From the collection of the late Joe Irvin of Wayne County. His notation on the back indicates that he purchased it from Henry and Paul Eberly of Dalton and attributes the work to “Lidia Witmer.”
Henry (1893-1993) and Paul (1901-2000) Eberly were the last two surviving sons of Jonas Horst Eberly (1859-1952) and Sarah Amanda Witmer (1860-1949). Sarah was the daughter of John Lehman Witmer (1828-1895) and Lydia Rank Witmer (1836-1904). Henry and Paul’s grandmother, Lydia, is the maker of this sampler, according to family tradition passed along to Joe Irvin.
Lydia was born in Beaver Township, Mahoning County to Christian Witmer II (1799-1876) and Susanna Rank (1802-1858). Both were from Lancaster County, Pennsylvania. Lydia’s birth is recorded in Mahoning County, so the family moved to Ohio sometime after the September 1833 birth of Lydia’s older sister Nancy and Lydia’s birth on September 8, 1836.

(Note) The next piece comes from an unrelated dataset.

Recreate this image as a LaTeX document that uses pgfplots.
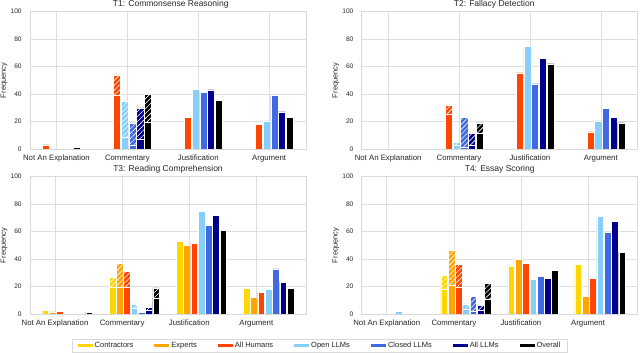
\documentclass[border=0pt]{standalone}
\usepackage{fontspec}
\setmainfont{Liberation Sans}
\usepackage{pgfplots}
\usepackage{pgfplotstable}
\pgfplotsset{compat=1.18}
\usetikzlibrary{patterns.meta}

\definecolor{cContr}{HTML}{FFD700}
\definecolor{cExp}{HTML}{FFA500}
\definecolor{cHum}{HTML}{FF4500}
\definecolor{cOpen}{HTML}{87CEFA}
\definecolor{cClosed}{HTML}{4169E1}
\definecolor{cAll}{HTML}{00008B}
\definecolor{cOver}{HTML}{000000}

% totals (hatched part on Commentary) and solid parts
\pgfplotstableread{
hum open closed allllm overall
3    0    0    0    1
54   35   19   30   40
23   43.5 41.5 43   35.5
18   20.5 39   27   23
}\totA
\pgfplotstableread{
hum open closed allllm overall
3    0    0    0    1
39   8.5  2.5  7    19.5
23   43.5 41.5 43   35.5
18   20.5 39   27   23
}\solA
\pgfplotstableread{
hum open closed allllm overall
0    0    0    0    0
32   5    23   11.5 19
55.5 74.5 47.5 66   62
12.5 20.5 29.5 23   19
}\totB
\pgfplotstableread{
hum open closed allllm overall
0    0    0    0    0
25.5 2.5  1.5  2.5  11.5
55.5 74.5 47.5 66   62
12.5 20.5 29.5 23   19
}\solB
\pgfplotstableread{
contr exp hum open closed allllm overall
2.5  1.5  2    0    0    0    1
26.5 37   31   7.3  2    5    19
52.7 50.2 51.5 74.5 64.8 71.6 61
18.7 12   15.8 17.7 32.8 23   18.9
}\totC
\pgfplotstableread{
contr exp hum open closed allllm overall
2.5  1.5  2    0    0    0    1
19.5 19.5 19.5 4    1    2.4  11.8
52.7 50.2 51.5 74.5 64.8 71.6 61
18.7 12   15.8 17.7 32.8 23   18.9
}\solC
\pgfplotstableread{
contr exp hum open closed allllm overall
0    0    0    2    0    0    0
28.4 46.5 36.4 7.3  13   6.3  22.5
35   40   37   25.2 27.2 26   32
36.2 12.6 26   71   59.2 67.2 45
}\totD
\pgfplotstableread{
contr exp hum open closed allllm overall
0    0    0    2    0    0    0
18   21.2 19.3 3.7  2    2.9  10.7
35   40   37   25.2 27.2 26   32
36.2 12.6 26   71   59.2 67.2 45
}\solD

\pgfplotsset{
  panel/.style={
    scale only axis, width=276pt, height=137.3pt, anchor=south west,
    xmin=-0.373, ymin=0, ymax=100,
    xtick={0,1,2,3}, ytick={0,20,...,100},
    xticklabels={Not An Explanation, Commentary, Justification, Argument},
    grid=major, grid style={gray!25, line width=0.6pt},
    axis line style={gray!30, line width=0.6pt},
    major tick length=0pt,
    /pgf/number format/assume math mode=true,
    xticklabel style={font=\fontsize{7.8}{8}\selectfont, text=black!85, yshift=-2.4pt},
    yticklabel style={font=\fontsize{6.6}{7}\selectfont, text=black!85, xshift=-4.8pt},
    ylabel={Frequency},
    every axis y label/.style={at={(axis description cs:-0.094,0.5)}, rotate=90, anchor=center,
      font=\fontsize{7.5}{8}\selectfont, text=black!85},
    every axis title/.style={at={(axis description cs:0.5,1)}, anchor=center, yshift=7.5pt,
      font=\fontsize{8.5}{9}\selectfont, text=black!85},
    unbounded coords=discard,
  },
}

\newcommand{\bars}[5]{%
  \addplot[forget plot, ybar, bar shift=0pt, bar width=0.1, draw=white, line width=0.5pt, fill=#4,
    postaction={pattern={Lines[angle=45,distance=3.5pt,line width=0.6pt]}, pattern color=white},
    y filter/.expression={y==0 ? nan : y}]
    table[x expr=\coordindex-0.145+0.109*#5, y=#3] {#1};
  \addplot[forget plot, ybar, bar shift=0pt, bar width=0.1, draw=white, line width=0.5pt, fill=#4,
    y filter/.expression={y==0 ? nan : y}]
    table[x expr=\coordindex-0.145+0.109*#5, y=#3] {#2};
}

\begin{document}
\begin{tikzpicture}
\path[use as bounding box] (0,0) rectangle (640pt,353pt);

\begin{axis}[panel, at={(30pt,204pt)}, xmax=3.52, title={T1: Commonsense Reasoning},
  title style={at={(axis description cs:0.51,1)}}]
\bars{\totA}{\solA}{hum}{cHum}{0}
\bars{\totA}{\solA}{open}{cOpen}{1}
\bars{\totA}{\solA}{closed}{cClosed}{2}
\bars{\totA}{\solA}{allllm}{cAll}{3}
\bars{\totA}{\solA}{overall}{cOver}{4}
\end{axis}

\begin{axis}[panel, at={(361.7pt,204pt)}, xmax=3.52, title={T2: Fallacy Detection},
  title style={at={(axis description cs:0.48,1)}}]
\bars{\totB}{\solB}{hum}{cHum}{0}
\bars{\totB}{\solB}{open}{cOpen}{1}
\bars{\totB}{\solB}{closed}{cClosed}{2}
\bars{\totB}{\solB}{allllm}{cAll}{3}
\bars{\totB}{\solB}{overall}{cOver}{4}
\end{axis}

\begin{axis}[panel, at={(30pt,39pt)}, xmax=3.74, title={T3: Reading Comprehension},
  legend columns=7,
  legend image code/.code={\fill[#1, draw=none] (0pt,-1.4pt) rectangle (15pt,1.4pt);},
  legend style={at={(axis description cs:1.0507,-0.2294)}, anchor=center,
    draw=gray!30, font=\fontsize{7.5}{8}\selectfont, text=black!85,
    inner xsep=5pt, inner ysep=1pt,
    /tikz/every even column/.append style={column sep=19pt}}]
\addlegendimage{fill=cContr}\addlegendentry{Contractors}
\addlegendimage{fill=cExp}\addlegendentry{Experts}
\addlegendimage{fill=cHum}\addlegendentry{All Humans}
\addlegendimage{fill=cOpen}\addlegendentry{Open LLMs}
\addlegendimage{fill=cClosed}\addlegendentry{Closed LLMs}
\addlegendimage{fill=cAll}\addlegendentry{All LLMs}
\addlegendimage{fill=cOver}\addlegendentry{Overall}
\bars{\totC}{\solC}{contr}{cContr}{0}
\bars{\totC}{\solC}{exp}{cExp}{1}
\bars{\totC}{\solC}{hum}{cHum}{2}
\bars{\totC}{\solC}{open}{cOpen}{3}
\bars{\totC}{\solC}{closed}{cClosed}{4}
\bars{\totC}{\solC}{allllm}{cAll}{5}
\bars{\totC}{\solC}{overall}{cOver}{6}
\end{axis}

\begin{axis}[panel, at={(361.7pt,39pt)}, xmax=3.74, title={T4: Essay Scoring}]
\bars{\totD}{\solD}{contr}{cContr}{0}
\bars{\totD}{\solD}{exp}{cExp}{1}
\bars{\totD}{\solD}{hum}{cHum}{2}
\bars{\totD}{\solD}{open}{cOpen}{3}
\bars{\totD}{\solD}{closed}{cClosed}{4}
\bars{\totD}{\solD}{allllm}{cAll}{5}
\bars{\totD}{\solD}{overall}{cOver}{6}
\end{axis}
\end{tikzpicture}
\end{document}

Lydia married John Lehman Witmer in Beaver Township on December 30, 1855. They shared a last name prior to marriage, but it isn’t known if they had some distant familial relationship. John’s family had come from Washington County, Maryland in the early 1840s. The couple remained in Mahoning County the rest of their lives, during which they had six children, including Sarah. It was in December of 1891 that Sarah relocated to Wayne County and married Jonas. They ultimately settled in Dalton and had seven children, including Henry and Paul.
Probable line of descent:
Lydia Witmer (maker)
to Sarah Witmer (eldest daughter)
to Henry and Paul Eberly (last surviving children)
to Joe Irvin (purchased in 1991)
Lydia would have been twelve years old in 1848—just the right age to stitch a needlework sampler.